● EXERCISE AIM:
Count the lines in the records below that contain the word "this", and reply with only that number.

● DATASET RECORDS:
## START

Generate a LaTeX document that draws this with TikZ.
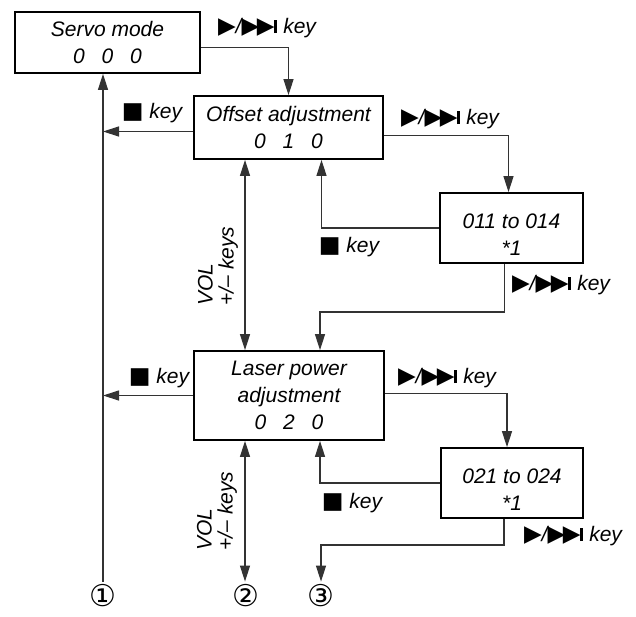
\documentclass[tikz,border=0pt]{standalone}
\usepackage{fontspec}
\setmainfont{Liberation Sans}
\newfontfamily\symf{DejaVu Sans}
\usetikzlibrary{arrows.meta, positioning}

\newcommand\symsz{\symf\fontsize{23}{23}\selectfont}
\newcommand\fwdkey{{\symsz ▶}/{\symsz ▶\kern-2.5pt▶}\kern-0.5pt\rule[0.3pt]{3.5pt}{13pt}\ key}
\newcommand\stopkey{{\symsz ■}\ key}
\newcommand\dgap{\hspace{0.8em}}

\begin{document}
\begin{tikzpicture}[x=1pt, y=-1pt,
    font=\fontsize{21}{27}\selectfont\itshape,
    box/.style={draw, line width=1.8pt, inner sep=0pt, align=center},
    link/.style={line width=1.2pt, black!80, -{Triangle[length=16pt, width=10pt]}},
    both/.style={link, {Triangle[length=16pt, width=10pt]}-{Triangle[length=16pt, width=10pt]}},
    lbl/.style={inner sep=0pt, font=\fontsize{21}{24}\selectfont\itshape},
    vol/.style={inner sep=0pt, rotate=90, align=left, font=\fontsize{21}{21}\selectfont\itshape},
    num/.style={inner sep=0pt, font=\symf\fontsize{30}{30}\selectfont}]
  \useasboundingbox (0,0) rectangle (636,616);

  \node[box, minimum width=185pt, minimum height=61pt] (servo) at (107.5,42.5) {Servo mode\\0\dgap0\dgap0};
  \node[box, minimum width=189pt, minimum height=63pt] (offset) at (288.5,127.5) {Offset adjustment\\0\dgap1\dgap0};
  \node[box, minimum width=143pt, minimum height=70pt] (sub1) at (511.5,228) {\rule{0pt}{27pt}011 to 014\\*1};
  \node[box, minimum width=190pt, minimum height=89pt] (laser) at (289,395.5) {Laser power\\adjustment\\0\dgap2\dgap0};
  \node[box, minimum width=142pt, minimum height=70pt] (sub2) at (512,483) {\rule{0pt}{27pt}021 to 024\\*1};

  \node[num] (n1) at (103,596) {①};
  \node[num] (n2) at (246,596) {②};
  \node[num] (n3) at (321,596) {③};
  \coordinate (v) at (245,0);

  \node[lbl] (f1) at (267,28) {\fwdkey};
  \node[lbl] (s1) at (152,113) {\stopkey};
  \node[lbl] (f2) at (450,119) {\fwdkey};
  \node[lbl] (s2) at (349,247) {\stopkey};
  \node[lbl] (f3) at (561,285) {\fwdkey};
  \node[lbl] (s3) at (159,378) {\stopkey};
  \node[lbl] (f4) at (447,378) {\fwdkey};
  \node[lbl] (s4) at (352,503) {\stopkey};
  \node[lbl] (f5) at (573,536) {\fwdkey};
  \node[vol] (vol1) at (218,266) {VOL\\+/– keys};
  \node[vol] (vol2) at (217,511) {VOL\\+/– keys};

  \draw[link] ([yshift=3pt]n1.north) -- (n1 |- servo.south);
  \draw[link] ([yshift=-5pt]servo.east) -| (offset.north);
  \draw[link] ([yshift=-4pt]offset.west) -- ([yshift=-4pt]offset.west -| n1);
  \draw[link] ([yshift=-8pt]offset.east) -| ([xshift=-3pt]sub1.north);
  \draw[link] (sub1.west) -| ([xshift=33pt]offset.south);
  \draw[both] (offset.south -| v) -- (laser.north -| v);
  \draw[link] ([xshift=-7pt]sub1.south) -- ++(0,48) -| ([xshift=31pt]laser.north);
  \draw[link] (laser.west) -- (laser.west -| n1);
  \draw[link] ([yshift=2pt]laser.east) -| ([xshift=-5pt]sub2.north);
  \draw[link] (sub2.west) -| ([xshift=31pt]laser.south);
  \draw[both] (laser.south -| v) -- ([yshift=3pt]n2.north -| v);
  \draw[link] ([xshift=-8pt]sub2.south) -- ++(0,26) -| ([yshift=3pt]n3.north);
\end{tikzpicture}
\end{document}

## END
## START

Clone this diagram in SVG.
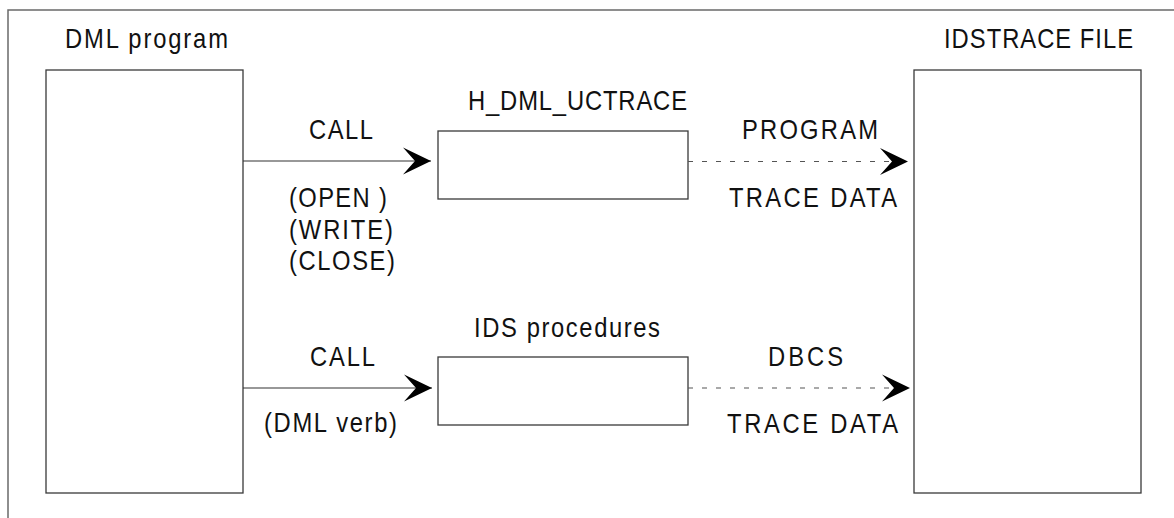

## END
## START

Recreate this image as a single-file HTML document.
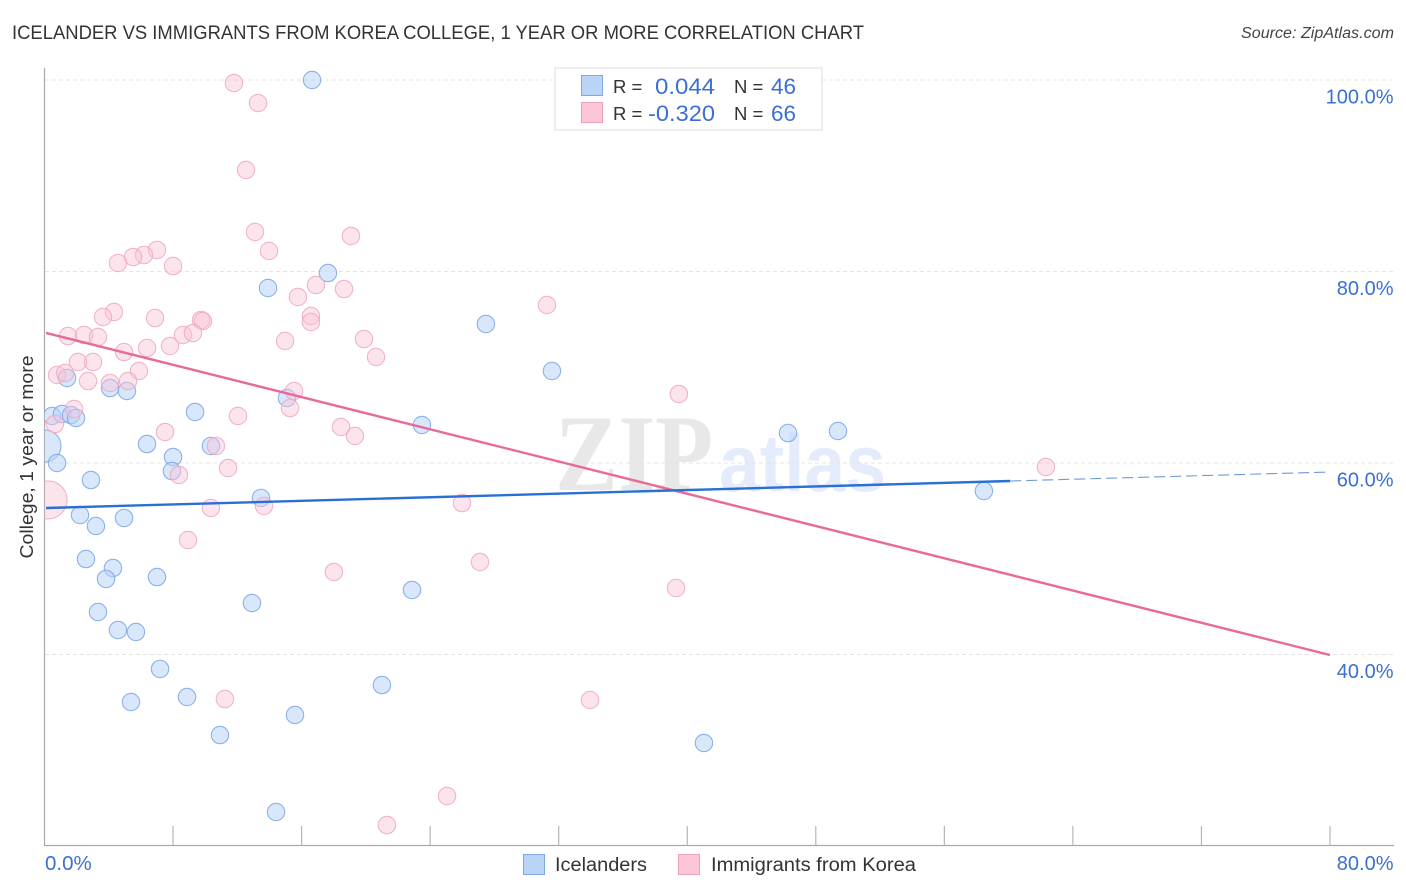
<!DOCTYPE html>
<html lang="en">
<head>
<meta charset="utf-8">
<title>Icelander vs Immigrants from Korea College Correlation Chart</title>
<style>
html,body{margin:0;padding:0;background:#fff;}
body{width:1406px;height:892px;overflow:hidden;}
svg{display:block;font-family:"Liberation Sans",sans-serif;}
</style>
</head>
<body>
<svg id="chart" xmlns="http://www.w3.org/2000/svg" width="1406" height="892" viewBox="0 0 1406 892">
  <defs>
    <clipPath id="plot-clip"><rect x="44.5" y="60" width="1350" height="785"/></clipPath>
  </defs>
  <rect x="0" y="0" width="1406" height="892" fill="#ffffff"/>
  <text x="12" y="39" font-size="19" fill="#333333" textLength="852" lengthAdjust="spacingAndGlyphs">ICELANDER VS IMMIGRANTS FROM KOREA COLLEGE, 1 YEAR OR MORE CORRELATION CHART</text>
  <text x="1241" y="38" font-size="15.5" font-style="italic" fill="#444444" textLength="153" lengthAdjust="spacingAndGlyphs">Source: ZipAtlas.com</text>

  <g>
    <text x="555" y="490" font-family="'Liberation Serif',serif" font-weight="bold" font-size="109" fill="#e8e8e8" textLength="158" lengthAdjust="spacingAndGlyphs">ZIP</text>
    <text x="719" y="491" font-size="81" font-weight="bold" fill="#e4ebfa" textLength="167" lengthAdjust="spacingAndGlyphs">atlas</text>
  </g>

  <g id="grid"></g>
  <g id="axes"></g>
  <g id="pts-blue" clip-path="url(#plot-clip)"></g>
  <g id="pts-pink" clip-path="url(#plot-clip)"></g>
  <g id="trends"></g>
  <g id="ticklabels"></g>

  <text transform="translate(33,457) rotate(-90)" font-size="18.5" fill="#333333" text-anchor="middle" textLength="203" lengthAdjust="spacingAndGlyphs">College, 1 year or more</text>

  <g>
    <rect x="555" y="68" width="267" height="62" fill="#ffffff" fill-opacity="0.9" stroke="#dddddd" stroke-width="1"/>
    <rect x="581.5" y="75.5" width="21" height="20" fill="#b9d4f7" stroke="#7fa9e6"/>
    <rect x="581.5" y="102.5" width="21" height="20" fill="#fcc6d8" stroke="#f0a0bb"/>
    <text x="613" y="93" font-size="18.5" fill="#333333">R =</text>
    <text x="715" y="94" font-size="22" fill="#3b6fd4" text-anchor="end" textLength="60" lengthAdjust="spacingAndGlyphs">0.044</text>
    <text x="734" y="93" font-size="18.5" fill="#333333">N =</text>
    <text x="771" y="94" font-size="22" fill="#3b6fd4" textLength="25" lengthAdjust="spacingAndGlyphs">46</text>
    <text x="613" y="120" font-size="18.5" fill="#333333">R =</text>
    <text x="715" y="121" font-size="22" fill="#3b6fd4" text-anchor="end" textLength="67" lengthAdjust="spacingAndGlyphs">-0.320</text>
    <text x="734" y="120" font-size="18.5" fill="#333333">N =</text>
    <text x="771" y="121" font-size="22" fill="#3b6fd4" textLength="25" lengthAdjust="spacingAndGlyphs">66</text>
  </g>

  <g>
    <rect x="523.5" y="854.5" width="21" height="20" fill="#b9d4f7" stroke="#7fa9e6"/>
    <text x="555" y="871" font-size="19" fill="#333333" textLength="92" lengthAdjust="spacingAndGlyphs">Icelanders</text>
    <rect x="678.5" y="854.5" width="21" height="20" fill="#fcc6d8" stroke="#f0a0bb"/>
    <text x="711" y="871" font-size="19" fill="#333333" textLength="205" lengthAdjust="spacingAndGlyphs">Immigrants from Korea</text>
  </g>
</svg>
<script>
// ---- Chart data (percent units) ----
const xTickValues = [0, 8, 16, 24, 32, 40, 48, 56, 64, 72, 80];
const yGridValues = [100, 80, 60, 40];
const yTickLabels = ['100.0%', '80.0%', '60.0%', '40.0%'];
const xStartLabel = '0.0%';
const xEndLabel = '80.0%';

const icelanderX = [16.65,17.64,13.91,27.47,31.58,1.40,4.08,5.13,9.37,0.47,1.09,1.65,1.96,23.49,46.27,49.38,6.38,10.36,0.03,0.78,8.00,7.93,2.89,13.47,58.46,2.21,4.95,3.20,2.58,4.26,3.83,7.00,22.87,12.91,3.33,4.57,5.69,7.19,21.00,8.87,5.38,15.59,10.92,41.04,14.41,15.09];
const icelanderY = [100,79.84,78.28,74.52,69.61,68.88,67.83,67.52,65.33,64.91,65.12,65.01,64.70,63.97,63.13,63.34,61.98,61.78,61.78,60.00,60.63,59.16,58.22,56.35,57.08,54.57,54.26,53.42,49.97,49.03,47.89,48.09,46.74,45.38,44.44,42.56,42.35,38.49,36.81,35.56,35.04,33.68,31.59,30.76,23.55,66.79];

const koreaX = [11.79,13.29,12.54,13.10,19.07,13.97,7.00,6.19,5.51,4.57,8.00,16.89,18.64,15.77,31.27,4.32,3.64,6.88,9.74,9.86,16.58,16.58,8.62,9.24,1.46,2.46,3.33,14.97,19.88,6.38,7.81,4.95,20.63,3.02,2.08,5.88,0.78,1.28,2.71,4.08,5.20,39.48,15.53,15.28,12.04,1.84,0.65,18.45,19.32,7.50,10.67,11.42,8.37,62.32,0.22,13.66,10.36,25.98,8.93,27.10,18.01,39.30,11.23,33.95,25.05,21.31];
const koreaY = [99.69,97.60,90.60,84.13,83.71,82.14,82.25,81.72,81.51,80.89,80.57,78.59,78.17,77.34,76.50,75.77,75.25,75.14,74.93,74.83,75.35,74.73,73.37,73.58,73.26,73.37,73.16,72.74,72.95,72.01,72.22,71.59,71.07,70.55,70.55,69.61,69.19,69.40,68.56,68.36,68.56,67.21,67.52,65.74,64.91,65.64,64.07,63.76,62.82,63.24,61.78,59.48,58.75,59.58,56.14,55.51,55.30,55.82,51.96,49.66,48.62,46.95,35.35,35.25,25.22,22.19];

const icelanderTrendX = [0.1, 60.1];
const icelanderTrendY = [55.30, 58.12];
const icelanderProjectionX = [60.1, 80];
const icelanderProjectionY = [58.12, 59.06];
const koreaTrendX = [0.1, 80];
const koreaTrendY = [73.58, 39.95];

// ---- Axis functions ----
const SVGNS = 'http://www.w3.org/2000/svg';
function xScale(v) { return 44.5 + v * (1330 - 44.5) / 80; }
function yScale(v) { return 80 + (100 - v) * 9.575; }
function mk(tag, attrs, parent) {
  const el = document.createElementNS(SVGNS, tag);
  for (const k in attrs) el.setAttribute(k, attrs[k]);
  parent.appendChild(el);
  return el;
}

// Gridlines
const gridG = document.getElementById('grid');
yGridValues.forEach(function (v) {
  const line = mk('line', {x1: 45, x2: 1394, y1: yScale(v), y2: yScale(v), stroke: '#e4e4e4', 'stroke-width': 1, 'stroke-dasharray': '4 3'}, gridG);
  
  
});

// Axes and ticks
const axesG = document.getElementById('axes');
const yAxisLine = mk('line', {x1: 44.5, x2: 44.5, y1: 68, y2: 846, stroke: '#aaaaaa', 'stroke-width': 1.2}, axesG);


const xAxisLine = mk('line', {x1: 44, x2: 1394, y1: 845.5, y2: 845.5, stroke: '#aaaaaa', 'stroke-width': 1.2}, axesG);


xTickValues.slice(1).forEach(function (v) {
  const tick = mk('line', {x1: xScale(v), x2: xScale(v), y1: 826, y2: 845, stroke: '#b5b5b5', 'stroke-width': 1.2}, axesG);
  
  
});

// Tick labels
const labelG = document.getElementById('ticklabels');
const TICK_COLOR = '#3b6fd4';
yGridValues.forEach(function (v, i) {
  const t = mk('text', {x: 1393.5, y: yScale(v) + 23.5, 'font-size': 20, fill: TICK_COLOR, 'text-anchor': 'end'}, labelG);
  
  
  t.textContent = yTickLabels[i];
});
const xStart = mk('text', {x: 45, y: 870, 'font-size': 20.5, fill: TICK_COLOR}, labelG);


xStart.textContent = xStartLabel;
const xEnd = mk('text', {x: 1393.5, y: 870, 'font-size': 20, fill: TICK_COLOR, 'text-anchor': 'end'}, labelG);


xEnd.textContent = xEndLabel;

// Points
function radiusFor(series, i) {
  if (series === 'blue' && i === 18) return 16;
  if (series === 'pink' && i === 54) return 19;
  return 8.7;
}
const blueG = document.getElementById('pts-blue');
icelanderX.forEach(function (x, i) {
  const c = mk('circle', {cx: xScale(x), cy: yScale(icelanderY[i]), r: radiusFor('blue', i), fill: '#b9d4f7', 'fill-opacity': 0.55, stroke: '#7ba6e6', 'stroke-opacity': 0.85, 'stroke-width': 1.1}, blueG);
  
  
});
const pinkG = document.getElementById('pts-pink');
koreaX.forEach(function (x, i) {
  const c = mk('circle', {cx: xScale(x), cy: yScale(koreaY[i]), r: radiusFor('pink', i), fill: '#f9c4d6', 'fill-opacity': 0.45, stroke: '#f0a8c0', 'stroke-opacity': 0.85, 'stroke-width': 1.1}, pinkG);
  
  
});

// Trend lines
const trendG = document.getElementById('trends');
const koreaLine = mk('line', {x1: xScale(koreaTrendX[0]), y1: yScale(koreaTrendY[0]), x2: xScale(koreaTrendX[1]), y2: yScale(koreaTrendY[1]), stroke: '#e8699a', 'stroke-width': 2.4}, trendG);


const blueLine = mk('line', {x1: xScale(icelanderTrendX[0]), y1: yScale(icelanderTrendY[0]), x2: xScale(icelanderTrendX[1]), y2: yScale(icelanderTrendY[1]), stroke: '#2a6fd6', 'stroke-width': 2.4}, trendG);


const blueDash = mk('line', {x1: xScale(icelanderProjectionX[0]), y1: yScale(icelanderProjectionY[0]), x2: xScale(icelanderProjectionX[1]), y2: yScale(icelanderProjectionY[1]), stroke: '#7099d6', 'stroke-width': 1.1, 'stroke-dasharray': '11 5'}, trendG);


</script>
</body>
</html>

## END

● RESPONSE TO THE TASK:
3